Each school day I spend part of my afternoon with the Regents juniors and seniors in Omnibus. Every day is a new adventure.
We are on a journey through modernity, reading Les Miserables, Walden, and Romantic-era poetry. Along the way the class has been learning how to write a new genre — the profile. A profile is a brief written portrait of a person, place, or event that presents a subject in an entertaining way that reveals its significance. You often read profiles of celebrities or travel destinations in magazines or hear profiles of people on radio news shows.
I gave my students the task of writing a profile of a person they know. I am sharing with you the profile written by Regents senior Ashli McDonald, who profiled her little brother William, who, you will find, is quite a fascinating little boy. Please enjoy Ashli’s excellent work.
I move Gen. Robert E. Lee next to the bugler. This company is lined up just right and ready to advance on the farmhouse. I added bushes and trees to the landscape this morning. It looks more realistic. The cotton smoke is billowing out of the cannon, the felt river is flowing around the hills, and the Confederate and Union armies are about to engage in the Battle of Gettysburg right here in my playroom, atop this table.
From the time William could pick up toys, he was organizing and strategizing. The one-year-old boy would turn a pile of colored blocks, meant to keep a young mind occupied with exploring the shape, feel, and color, into formations and little block armies. Shapes, textures, and colors had already been grasped. It was time to move on to planning. He picked up a small toy revolver when he had just learned to walk. His little wrists were not strong enough to support it, so it just hung limp in his hand as his chubby baby legs wobbled around the house, but carry it he did.
When he was two, he discovered his older brother’s collection of toy soldiers. His eyes lit up. The rest, one could say, is history. Soon, as his young mind grew rapidly, William needed a bigger collection. You can’t have a full scale Battle of Gettysburg with only fifteen soldiers. He soon began to grasp the concept that war being is a series of battles, and that war takes place all over the world, all throughout history. His collections have now come to include Civil War, the American Revolution, World War II, the Alamo, the French Revolution, and a few scattered medieval knights. They all stay separate, in their own little wars, because he understands their stories, the flow of history.
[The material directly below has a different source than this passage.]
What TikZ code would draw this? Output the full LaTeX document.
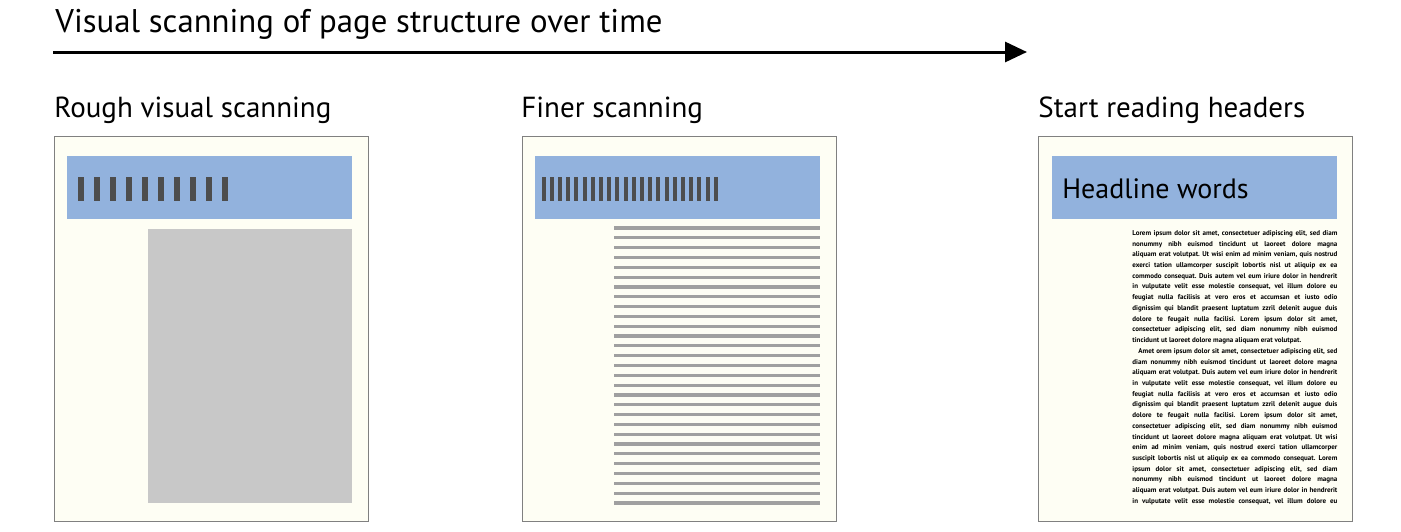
\documentclass[tikz,border=0pt]{standalone}
\usepackage{xcolor}
\usepackage{fontspec}
\setmainfont{PT Sans}
\usepackage{tikz}
\usetikzlibrary{arrows.meta,positioning,calc}
\definecolor{pagebg}{RGB}{254,254,244}
\definecolor{pageedge}{RGB}{128,128,128}
\definecolor{headblue}{RGB}{146,178,221}
\definecolor{bardark}{RGB}{77,77,77}
\definecolor{blockgray}{RGB}{200,200,200}
\definecolor{rulegray}{RGB}{160,160,160}
\newcommand{\jline}[1]{\makebox[102.5pt][s]{#1}}
\newcommand{\eline}[1]{\makebox[102.5pt][l]{#1}}

\begin{document}
\begin{tikzpicture}[x=0.5pt, y=-0.5pt,
    page/.style={draw=pageedge, line width=0.5pt, fill=pagebg,
                 minimum width=157pt, minimum height=192.5pt, inner sep=0pt},
    header/.style={fill=headblue, minimum width=142.5pt,
                   minimum height=31.5pt, inner sep=0pt},
    caption/.style={anchor=base west, inner sep=0pt,
                    font=\fontsize{14.5}{17}\selectfont}]
  \useasboundingbox (0,0) rectangle (1401,531);
  % time axis
  \node[anchor=base west, inner sep=0pt, font=\fontsize{16.4}{19}\selectfont]
    (title) at (55,32) {Visual scanning of page structure over time};
  \coordinate (axisstart) at (53,52);
  \coordinate (axisend)   at (1027,52);
  \draw[-{Triangle[length=11pt,width=10pt]}, line width=1.5pt]
    (axisstart) -- (axisend);
  % stage captions
  \node[caption] (cap1) at (54,117)   {Rough visual scanning};
  \node[caption] (cap2) at (521,117)  {Finer scanning};
  \node[caption] (cap3) at (1038,117) {Start reading headers};
  % pages
  \node[page] (page1) at (211,328.5)    {};
  \node[page] (page2) at (679,328.5)    {};
  \node[page] (page3) at (1195.5,328.5) {};
  \node[header] (head1) at (209.5,187.5)  {};
  \node[header] (head2) at (677.5,187.5)  {};
  \node[header] (head3) at (1194.5,187.5) {};
  % rough: coarse bars, one text block
  \foreach \i in {0,...,9}
    \fill[bardark] ({78+16*\i},177) rectangle +(5.5,24);
  \fill[blockgray] (148,229) rectangle (352,503);
  % finer: dense bars, text lines
  \foreach \i in {0,...,21}
    \fill[bardark] ({541.5+8.2*\i},177) rectangle +(4,24);
  \foreach \i in {0,...,28}
    \draw[rulegray, line width=1.6pt]
      (614,{228+9.82*\i}) -- (820,{228+9.82*\i});
  % reading: headline and body text
  \node[anchor=base west, inner sep=0pt, font=\fontsize{14}{16}\selectfont]
    (headline) at (1062,198) {Headline words};
  \node[anchor=north west, inner sep=0pt, align=left,
        font=\bfseries\frenchspacing\fontsize{3.5}{5.36}\selectfont]
        (body) at (1132,230) {%
    \jline{Lorem ipsum dolor sit amet, consectetuer adipiscing elit, sed diam}\\
    \jline{nonummy nibh euismod tincidunt ut laoreet dolore magna}\\
    \jline{aliquam erat volutpat. Ut wisi enim ad minim veniam, quis nostrud}\\
    \jline{exerci tation ullamcorper suscipit lobortis nisl ut aliquip ex ea}\\
    \jline{commodo consequat. Duis autem vel eum iriure dolor in hendrerit}\\
    \jline{in vulputate velit esse molestie consequat, vel illum dolore eu}\\
    \jline{feugiat nulla facilisis at vero eros et accumsan et iusto odio}\\
    \jline{dignissim qui blandit praesent luptatum zzril delenit augue duis}\\
    \jline{dolore te feugait nulla facilisi. Lorem ipsum dolor sit amet,}\\
    \jline{consectetuer adipiscing elit, sed diam nonummy nibh euismod}\\
    \eline{tincidunt ut laoreet dolore magna aliquam erat volutpat.}\\
    \jline{\hspace*{3pt}Amet orem ipsum dolor sit amet, consectetuer adipiscing elit, sed}\\
    \jline{diam nonummy nibh euismod tincidunt ut laoreet dolore magna}\\
    \jline{aliquam erat volutpat. Duis autem vel eum iriure dolor in hendrerit}\\
    \jline{in vulputate velit esse molestie consequat, vel illum dolore eu}\\
    \jline{feugiat nulla facilisis at vero eros et accumsan et iusto odio}\\
    \jline{dignissim qui blandit praesent luptatum zzril delenit augue duis}\\
    \jline{dolore te feugait nulla facilisi. Lorem ipsum dolor sit amet,}\\
    \jline{consectetuer adipiscing elit, sed diam nonummy nibh euismod}\\
    \jline{tincidunt ut laoreet dolore magna aliquam erat volutpat. Ut wisi}\\
    \jline{enim ad minim veniam, quis nostrud exerci tation ullamcorper}\\
    \jline{suscipit lobortis nisl ut aliquip ex ea commodo consequat. Lorem}\\
    \jline{ipsum dolor sit amet, consectetuer adipiscing elit, sed diam}\\
    \jline{nonummy nibh euismod tincidunt ut laoreet dolore magna}\\
    \jline{aliquam erat volutpat. Duis autem vel eum iriure dolor in hendrerit}\\
    \jline{in vulputate velit esse molestie consequat, vel illum dolore eu}};
\end{tikzpicture}
\end{document}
William is five now. His kindergarten teacher tells his family every day that she has learned something new from the little savant. Military history just flows out of him. He is easily bored with letters and numbers. Those come so easily. What is more interesting is how Stonewall Jackson inspired his men or the tactics used in the Civil War. When he gets home, he throws his backpack on the couch, turns on the Military or History Channel and runs up the stairs to the game room. There he finds his soldiers waiting for him just as he left them, on the intricate six-by-eight foot diorama. He might take a break to sit at the little table arranged with paints and paintbrushes and add minute details to soldiers’ uniforms or the reins of a horse. Then, the war starts over again.
One day, his mother took him into the bank. All the flags that had been over Texas up to this point are displayed all around the lobby. William glanced around quietly, taking it all in, as his mother did business with the teller. After a few minutes, he spoke to the teller to get her attention, then he began to list them as he pointed. “This one’s the Texas flag, that one’s the Bonnie Blue…” He went through at least ten before he paused, “But I don’t know what that one is.” The lady stood there for a second, jaw dropped. “Well, aren’t you smart? Here, take this.” She handed William a poster with all the flags on display and their names. He smiled from ear to ear. I asked him why he liked flags so much. “The same thing about armies. It tells what army they are.” Of course, it has to do with military history.
Other five year-olds ask for popular movies, video games, or action figures. Other five- year olds do well to learn to read and do basic math in kindergarten. It is safe to say that Will is not average. He doesn’t spend a lot of time doing average things. When asked if he knew that other children his age do not play with soldiers, he replied, “I know. They don’t know the battles. They think I’m weird, but they don’t know what they’re talking about. I’m smart.”
As the school year has progressed, Will has made more friends. The little boys in his class have ceased to be intimidated by Will’s knowledge. Instead, they have become fascinated with the stories he has to tell.
His thirst for knowledge is never quenched. He’s always learning, always absorbing, and expanding his area of interest. It’s very easy to imagine him doing the very same thing with grey hair atop his head, perhaps a cane in his hand, showing his grandchildren the exciting, detailed little armies on the diorama. Perhaps by then all of his experience will make it appear almost lifelike. One thing is certain: there is a wealth of fascinating knowledge and a passion for history in the mind of that little boy.